▸ **Material**:

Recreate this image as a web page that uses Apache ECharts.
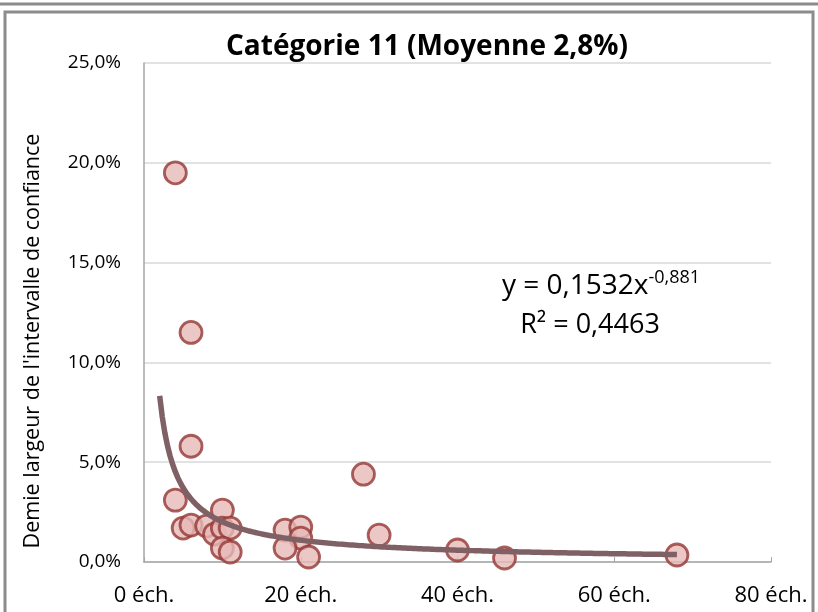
<!DOCTYPE html>
<html>
<head>
<meta charset="utf-8">
<script src="https://cdn.jsdelivr.net/npm/echarts@6/dist/echarts.min.js"></script>
<style>html,body{margin:0;padding:0;background:#fff}#c{width:818px;height:612px}</style>
</head>
<body>
<div id="c"></div>
<script>
var titleText = 'Catégorie 11 (Moyenne 2,8%)';
var yAxisTitle = "Demie largeur de l'intervalle de confiance";
// sample size (x) and half-width of confidence interval in % (y)
var sampleSizes = [4, 6, 6, 4, 5, 6, 8, 9, 10, 10, 11, 10, 11, 18, 20, 20, 18, 21, 28, 30, 40, 46, 68];
var halfWidths  = [19.5, 11.5, 5.8, 3.1, 1.7, 1.85, 1.8, 1.4, 2.6, 1.7, 1.7, 0.7, 0.5, 1.6, 1.75, 1.2, 0.7, 0.25, 4.4, 1.35, 0.6, 0.2, 0.35];
var xTicks = [0, 20, 40, 60, 80];
var yTicks = [0, 5, 10, 15, 20, 25];
// power trendline shown in the chart: y = 0,1532 x^-0,881
var trendCoef = 0.1532, trendExp = -0.881, trendR2 = '0,4463';
var trendFrom = 2, trendTo = 68;

var FONT = "'Open Sans', 'Liberation Sans', sans-serif";
var points = sampleSizes.map(function (x, i) { return [x, halfWidths[i]]; });
var trend = [];
for (var k = 0; k <= 200; k++) {
  var x = trendFrom + (trendTo - trendFrom) * k / 200;
  trend.push([x, trendCoef * Math.pow(x, trendExp) * 100]);
}
var fmtPct = function (v) { return v.toFixed(1).replace('.', ',') + '%'; };

var chart = echarts.init(document.getElementById('c'), null, {renderer: 'canvas'});
chart.setOption({
  animation: false,
  backgroundColor: '#fff',
  grid: {left: 144, right: 47, top: 63, bottom: 50},
  title: {
    text: titleText, left: 422, top: 28, textAlign: 'center',
    textStyle: {fontFamily: FONT, fontWeight: 'bold', fontSize: 28, color: '#000'}
  },
  xAxis: {
    type: 'value', min: xTicks[0], max: xTicks[xTicks.length - 1], interval: 20,
    axisLine: {show: true, lineStyle: {color: '#A6A6A6', width: 1.5}},
    axisTick: {show: true, inside: true, length: 5, lineStyle: {color: '#A6A6A6'}},
    splitLine: {show: false},
    axisLabel: {fontFamily: FONT, fontSize: 22, color: '#000', margin: 23,
      formatter: function (v) { return v + ' éch.'; }}
  },
  yAxis: {
    type: 'value', min: yTicks[0], max: yTicks[yTicks.length - 1], interval: 5,
    axisLine: {show: true, lineStyle: {color: '#A6A6A6', width: 1.5}},
    axisTick: {show: false},
    splitLine: {show: true, lineStyle: {color: '#D9D9D9', width: 1.5}},
    axisLabel: {fontFamily: FONT, fontSize: 19, color: '#000', margin: 23, formatter: fmtPct}
  },
  series: [
    {
      type: 'line', data: trend, showSymbol: false, smooth: false, z: 3,
      lineStyle: {color: '#7F6065', width: 5.5}
    },
    {
      type: 'scatter', data: points, symbol: 'circle', symbolSize: 22, z: 2,
      itemStyle: {color: '#E6B9B8', borderColor: '#953735', borderWidth: 2.8}
    }
  ],
  graphic: [
    {type: 'rect', shape: {x: -2, y: -10, width: 822, height: 14}, style: {fill: 'none', stroke: '#8C8C8C', lineWidth: 3}},
    {type: 'rect', shape: {x: 5, y: 12, width: 808, height: 620}, style: {fill: 'none', stroke: '#8C8C8C', lineWidth: 3}},
    {type: 'text', x: 33, y: 341, rotation: Math.PI / 2,
      style: {text: yAxisTitle, fontFamily: FONT, fontSize: 21.5, fill: '#000', textAlign: 'center', textVerticalAlign: 'middle'}},
    {type: 'text', x: 601, y: 286,
      style: {
        text: '{n|y = ' + String(trendCoef).replace('.', ',') + 'x}{s|' + String(trendExp).replace('.', ',') + '}',
        textAlign: 'center', textVerticalAlign: 'middle',
        rich: {
          n: {fontFamily: FONT, fontSize: 28, fill: '#000'},
          s: {fontFamily: FONT, fontSize: 18, fill: '#000', verticalAlign: 'top', padding: [0, 0, 17, 0]}
        }
      }},
    {type: 'text', x: 590, y: 325,
      style: {text: 'R² = ' + trendR2, fontFamily: FONT, fontSize: 27, fill: '#000', textAlign: 'center', textVerticalAlign: 'middle'}}
  ]
});
</script>
</body>
</html>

▸ **Your task**: Go through the listing above and write it all out exactly, leaving out any picture.

▸ **Result for this exercise**:
Recreate this image as a web page that uses Apache ECharts.
<!DOCTYPE html>
<html>
<head>
<meta charset="utf-8">
<script src="https://cdn.jsdelivr.net/npm/echarts@6/dist/echarts.min.js"></script>
<style>html,body{margin:0;padding:0;background:#fff}#c{width:818px;height:612px}</style>
</head>
<body>
<div id="c"></div>
<script>
var titleText = 'Catégorie 11 (Moyenne 2,8%)';
var yAxisTitle = "Demie largeur de l'intervalle de confiance";
// sample size (x) and half-width of confidence interval in % (y)
var sampleSizes = [4, 6, 6, 4, 5, 6, 8, 9, 10, 10, 11, 10, 11, 18, 20, 20, 18, 21, 28, 30, 40, 46, 68];
var halfWidths  = [19.5, 11.5, 5.8, 3.1, 1.7, 1.85, 1.8, 1.4, 2.6, 1.7, 1.7, 0.7, 0.5, 1.6, 1.75, 1.2, 0.7, 0.25, 4.4, 1.35, 0.6, 0.2, 0.35];
var xTicks = [0, 20, 40, 60, 80];
var yTicks = [0, 5, 10, 15, 20, 25];
// power trendline shown in the chart: y = 0,1532 x^-0,881
var trendCoef = 0.1532, trendExp = -0.881, trendR2 = '0,4463';
var trendFrom = 2, trendTo = 68;

var FONT = "'Open Sans', 'Liberation Sans', sans-serif";
var points = sampleSizes.map(function (x, i) { return [x, halfWidths[i]]; });
var trend = [];
for (var k = 0; k <= 200; k++) {
  var x = trendFrom + (trendTo - trendFrom) * k / 200;
  trend.push([x, trendCoef * Math.pow(x, trendExp) * 100]);
}
var fmtPct = function (v) { return v.toFixed(1).replace('.', ',') + '%'; };

var chart = echarts.init(document.getElementById('c'), null, {renderer: 'canvas'});
chart.setOption({
  animation: false,
  backgroundColor: '#fff',
  grid: {left: 144, right: 47, top: 63, bottom: 50},
  title: {
    text: titleText, left: 422, top: 28, textAlign: 'center',
    textStyle: {fontFamily: FONT, fontWeight: 'bold', fontSize: 28, color: '#000'}
  },
  xAxis: {
    type: 'value', min: xTicks[0], max: xTicks[xTicks.length - 1], interval: 20,
    axisLine: {show: true, lineStyle: {color: '#A6A6A6', width: 1.5}},
    axisTick: {show: true, inside: true, length: 5, lineStyle: {color: '#A6A6A6'}},
    splitLine: {show: false},
    axisLabel: {fontFamily: FONT, fontSize: 22, color: '#000', margin: 23,
      formatter: function (v) { return v + ' éch.'; }}
  },
  yAxis: {
    type: 'value', min: yTicks[0], max: yTicks[yTicks.length - 1], interval: 5,
    axisLine: {show: true, lineStyle: {color: '#A6A6A6', width: 1.5}},
    axisTick: {show: false},
    splitLine: {show: true, lineStyle: {color: '#D9D9D9', width: 1.5}},
    axisLabel: {fontFamily: FONT, fontSize: 19, color: '#000', margin: 23, formatter: fmtPct}
  },
  series: [
    {
      type: 'line', data: trend, showSymbol: false, smooth: false, z: 3,
      lineStyle: {color: '#7F6065', width: 5.5}
    },
    {
      type: 'scatter', data: points, symbol: 'circle', symbolSize: 22, z: 2,
      itemStyle: {color: '#E6B9B8', borderColor: '#953735', borderWidth: 2.8}
    }
  ],
  graphic: [
    {type: 'rect', shape: {x: -2, y: -10, width: 822, height: 14}, style: {fill: 'none', stroke: '#8C8C8C', lineWidth: 3}},
    {type: 'rect', shape: {x: 5, y: 12, width: 808, height: 620}, style: {fill: 'none', stroke: '#8C8C8C', lineWidth: 3}},
    {type: 'text', x: 33, y: 341, rotation: Math.PI / 2,
      style: {text: yAxisTitle, fontFamily: FONT, fontSize: 21.5, fill: '#000', textAlign: 'center', textVerticalAlign: 'middle'}},
    {type: 'text', x: 601, y: 286,
      style: {
        text: '{n|y = ' + String(trendCoef).replace('.', ',') + 'x}{s|' + String(trendExp).replace('.', ',') + '}',
        textAlign: 'center', textVerticalAlign: 'middle',
        rich: {
          n: {fontFamily: FONT, fontSize: 28, fill: '#000'},
          s: {fontFamily: FONT, fontSize: 18, fill: '#000', verticalAlign: 'top', padding: [0, 0, 17, 0]}
        }
      }},
    {type: 'text', x: 590, y: 325,
      style: {text: 'R² = ' + trendR2, fontFamily: FONT, fontSize: 27, fill: '#000', textAlign: 'center', textVerticalAlign: 'middle'}}
  ]
});
</script>
</body>
</html>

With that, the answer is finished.